L'évacuation du Goush Katif (implantations juives de Gaza), en 2005, fut un test rassurant : « Les soldats sionistes religieux ont été confrontés à une situation difficile et ils ont passé ce test avec succès », explique le colonel et rabbin Moshe Hagar-Lau, directeur de l'académie préparatoire de Yatir. Il est vrai que l'état-major avait pris soin de ne pas placer les soldats religieux en première ligne. « Peu de soldats ont refusé d'appliquer des ordres du fait de leurs convictions religieuses », confirme Stuart Cohen, chercheur au Besa.

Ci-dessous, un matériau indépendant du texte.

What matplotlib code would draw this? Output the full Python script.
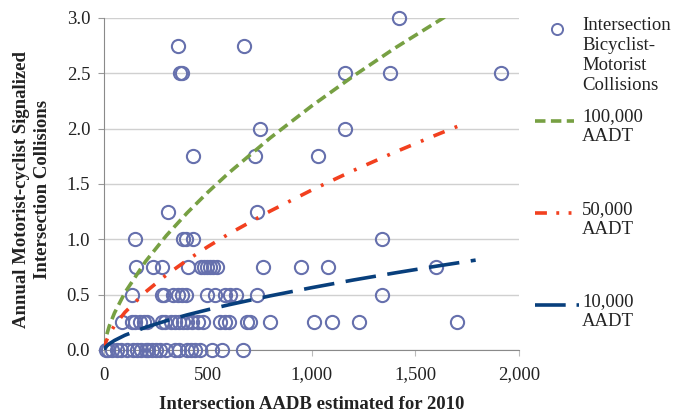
import matplotlib
matplotlib.use("Agg")
import matplotlib.pyplot as plt
from matplotlib.lines import Line2D
from matplotlib.ticker import FuncFormatter

# ---- data ----
pts_x = [1420,
         355, 675,
         365, 375, 1160, 1375, 1910,
         750, 1160,
         430, 725, 1030,
         310, 735,
         150, 380, 395, 430, 1340,
         155, 235, 280, 405, 465, 480, 495, 510, 525, 545, 765, 950, 1080, 1600,
         135, 280, 290, 330, 355, 375, 395, 495, 535, 580, 605, 635, 735, 1340,
         85, 135, 150, 175, 190, 205, 280, 295, 320, 340, 360, 380, 400, 425, 450,
         475, 560, 580, 600, 690, 705, 800, 1010, 1100, 1230, 1700,
         10, 20, 40, 60, 80, 110, 140, 160, 180, 200, 210, 230, 250, 270, 300,
         340, 360, 400, 420, 440, 460, 520, 570, 670]
pts_y = [3.0,
         2.75, 2.75,
         2.5, 2.5, 2.5, 2.5, 2.5,
         2.0, 2.0,
         1.75, 1.75, 1.75,
         1.25, 1.25,
         1.0, 1.0, 1.0, 1.0, 1.0,
         0.75, 0.75, 0.75, 0.75, 0.75, 0.75, 0.75, 0.75, 0.75, 0.75, 0.75, 0.75, 0.75, 0.75,
         0.5, 0.5, 0.5, 0.5, 0.5, 0.5, 0.5, 0.5, 0.5, 0.5, 0.5, 0.5, 0.5, 0.5,
         0.25, 0.25, 0.25, 0.25, 0.25, 0.25, 0.25, 0.25, 0.25, 0.25, 0.25, 0.25, 0.25, 0.25, 0.25,
         0.25, 0.25, 0.25, 0.25, 0.25, 0.25, 0.25, 0.25, 0.25, 0.25, 0.25,
         0, 0, 0, 0, 0, 0, 0, 0, 0, 0, 0, 0, 0, 0, 0,
         0, 0, 0, 0, 0, 0, 0, 0, 0]

aadt100_x = [0, 5, 10, 25, 50, 100, 200, 300, 400, 500, 600, 800, 1000, 1200, 1400, 1660]
aadt100_y = [0, 0.078, 0.121, 0.216, 0.334, 0.517, 0.800, 1.033, 1.238, 1.425, 1.598,
             1.915, 2.204, 2.473, 2.726, 3.03]
aadt50_x = [0, 5, 10, 25, 50, 100, 200, 300, 400, 500, 600, 800, 1000, 1200, 1400, 1600, 1740]
aadt50_y = [0, 0.051, 0.079, 0.141, 0.219, 0.339, 0.524, 0.677, 0.811, 0.933, 1.047,
            1.254, 1.444, 1.620, 1.786, 1.942, 2.048]
aadt10_x = [0, 5, 10, 25, 50, 100, 200, 300, 400, 500, 600, 800, 1000, 1200, 1400, 1600, 1790]
aadt10_y = [0, 0.020, 0.031, 0.055, 0.085, 0.132, 0.204, 0.263, 0.316, 0.363, 0.407,
            0.488, 0.562, 0.631, 0.695, 0.756, 0.811]

x_ticks = [0, 500, 1000, 1500, 2000]
y_ticks = [0.0, 0.5, 1.0, 1.5, 2.0, 2.5, 3.0]

legend_labels = ["Intersection\nBicyclist-\nMotorist\nCollisions",
                 "100,000\nAADT", "50,000\nAADT", "10,000\nAADT"]

# ---- styles ----
plt.rcParams['font.family'] = ['Liberation Serif', 'DejaVu Serif']
MARKER_C = '#6670ad'
GREEN = '#77a043'
RED = '#f2401f'
BLUE = '#083f7c'
LW = 2.6
green_dash = (0, (2.9, 1.5))
red_dash = (0, (3.3, 3.0, 0.8, 3.0))
blue_dash = (0, (8.5, 3.2))
FS = 13.5

fig = plt.figure(figsize=(6.85, 4.16), dpi=100)
ax = fig.add_axes([0.152, 0.159, 0.606, 0.798])

ax.plot(pts_x, pts_y, linestyle='none', marker='o', markersize=9.5,
        markerfacecolor='none', markeredgecolor=MARKER_C, markeredgewidth=1.5,
        clip_on=False, zorder=3)
ax.plot(aadt100_x, aadt100_y, color=GREEN, lw=LW, linestyle=green_dash,
        dash_capstyle='butt', zorder=4)
ax.plot(aadt50_x, aadt50_y, color=RED, lw=LW, linestyle=red_dash,
        dash_capstyle='butt', zorder=4)
ax.plot(aadt10_x, aadt10_y, color=BLUE, lw=LW, linestyle=blue_dash,
        dash_capstyle='butt', zorder=4)

ax.set_xlim(0, 2000)
ax.set_ylim(0, 3.0)
ax.set_xticks(x_ticks)
ax.set_yticks(y_ticks)
ax.xaxis.set_major_formatter(FuncFormatter(lambda v, p: f"{int(v):,}"))
ax.yaxis.set_major_formatter(FuncFormatter(lambda v, p: f"{v:.1f}"))
ax.tick_params(axis='both', labelsize=FS, colors='#222222', length=4,
               width=0.8, direction='out')
ax.tick_params(axis='x', pad=8, color='#bbbbbb')
ax.tick_params(axis='y', pad=6, color='#999999')
ax.grid(axis='y', color='#d0d0d0', lw=1.0)
ax.set_axisbelow(True)
for s in ['top', 'right']:
    ax.spines[s].set_visible(False)
ax.spines['left'].set_color('#8a8a8a')
ax.spines['bottom'].set_color('#8a8a8a')

ax.set_xlabel("Intersection AADB estimated for 2010", fontsize=FS,
              fontweight='bold', labelpad=9, color='#222222')
fig.text(0.047, 0.545, "Annual Motorist-cyclist Signalized\nIntersection Collisions",
         rotation=90, ha='center', va='center', fontsize=FS, fontweight='bold',
         color='#222222', linespacing=1.3)

# ---- legend (manual placement) ----
def fx(px):
    return px / 685.0

def fy(py):
    return 1 - py / 416.0

fig.add_artist(Line2D([fx(557)], [fy(29)], marker='o', markersize=8,
                      markerfacecolor='none', markeredgecolor=MARKER_C,
                      markeredgewidth=1.4, linestyle='none'))
fig.add_artist(Line2D([fx(535), fx(574)], [fy(121), fy(121)], color=GREEN, lw=LW,
                      linestyle=green_dash, dash_capstyle='butt'))
fig.add_artist(Line2D([fx(535), fx(579)], [fy(213), fy(213)], color=RED, lw=LW,
                      linestyle=(0, (3.3, 2.6, 0.8, 2.6, 0.8, 3)), dash_capstyle='butt'))
fig.add_artist(Line2D([fx(535), fx(579)], [fy(305), fy(305)], color=BLUE, lw=LW,
                      linestyle=(0, (8.5, 3.0, 0.8, 3)), dash_capstyle='butt'))

first_line_y = [29, 120, 213, 305]
for lab, py in zip(legend_labels, first_line_y):
    fig.text(fx(582), fy(py - 11.5), lab, ha='left', va='top', fontsize=FS,
             color='#222222', linespacing=1.22)

fig.savefig("out.png", dpi=100)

Quelques voix discordantes se font pourtant entendre. Anthropologue à l'Université hébraïque de Jérusalem, Eyal Ben-Ari estime que la présence accrue d'officiers religieux au sein de Tsahal reflète une nouvelle réalité : « Cela traduit le renforcement de l'identité juive et du nationalisme au sein de la société israélienne. » Il cite l'élargissement des prérogatives du rabbinat militaire et observe un nombre croissant de soldats - laïcs comme religieux - embrasser les mezouzot (ces parchemins comportant des passages bibliques) fixées aux portes des installations militaires.
Eyal Ben-Ari évoque aussi les militaires qui emploient de plus en plus souvent des expressions se référant à la «force de Dieu» ou à la «sainteté d'Israël». Des pratiques qui, sans constituer une menace, traduisent bien un changement de code culturel au sein de Tsahal.